Parliament also demanded stronger oversight amid concerns that Uganda could fall victim to the so-called “resource curse” that has affected several oil-producing countries.

While these reforms delayed production, supporters argue they laid the groundwork for greater accountability once oil revenues begin flowing.

The biggest breakthrough came in 2022 when Uganda, Tanzania and international oil companies reached the Final Investment Decision (FID) for the Tilenga, Kingfisher and East African Crude Oil Pipeline (EACOP) projects.

The agreement unlocked an estimated $15 billion (about Shs55 trillion) in investment and was hailed as the clearest signal yet that first oil was finally within reach.

Government subsequently increased spending on oil-related infrastructure, including roads, Kabalega International Airport, industrial parks and the capitalisation of UNOC.

However, fresh challenges emerged.

Environmental and human rights concerns surrounding EACOP attracted sustained opposition from local and international activists, contributing to financing delays and renewed uncertainty over timelines.

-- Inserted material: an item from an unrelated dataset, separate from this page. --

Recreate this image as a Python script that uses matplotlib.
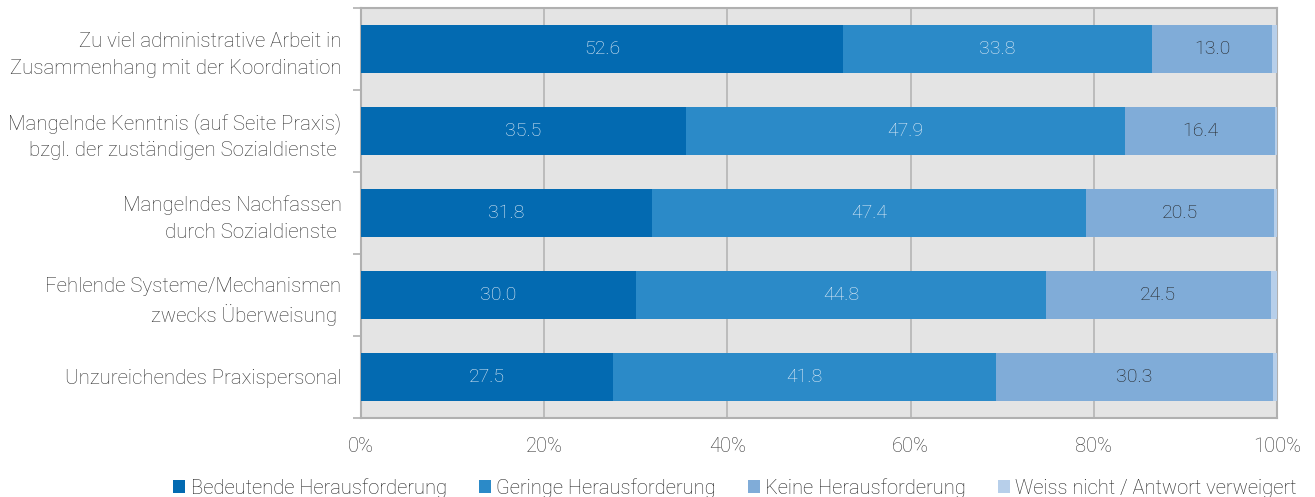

Meanwhile, government continued to invest heavily in anticipation of future revenues. In the 2024/25 financial year alone, nearly Shs920 billion was allocated to the oil and gas sector.

Ironically, both Matia Kasaija and Ruth Nankabirwa—the ministers most closely associated with preparations for first oil—left Cabinet months before the latest projected production date.

Their successors, Henry Musasizi at Finance and Monica Musenero at Energy, now inherit a project that has survived political transitions, legal disputes, tax battles and multiple deadline revisions.

If current timelines hold, they could finally oversee the long-awaited transition from oil potential to oil production.

For Uganda, however, the bigger lesson may be that building an oil industry involves far more than drilling wells. It requires institutions, infrastructure, financing, regulation and public trust.

Nearly two decades after the first production target was announced, the country’s oil story remains unfinished. Whether 2026 finally delivers first oil or produces another missed deadline will determine whether Uganda’s petroleum sector becomes an economic game changer or remains one of the region’s longest-running development promises.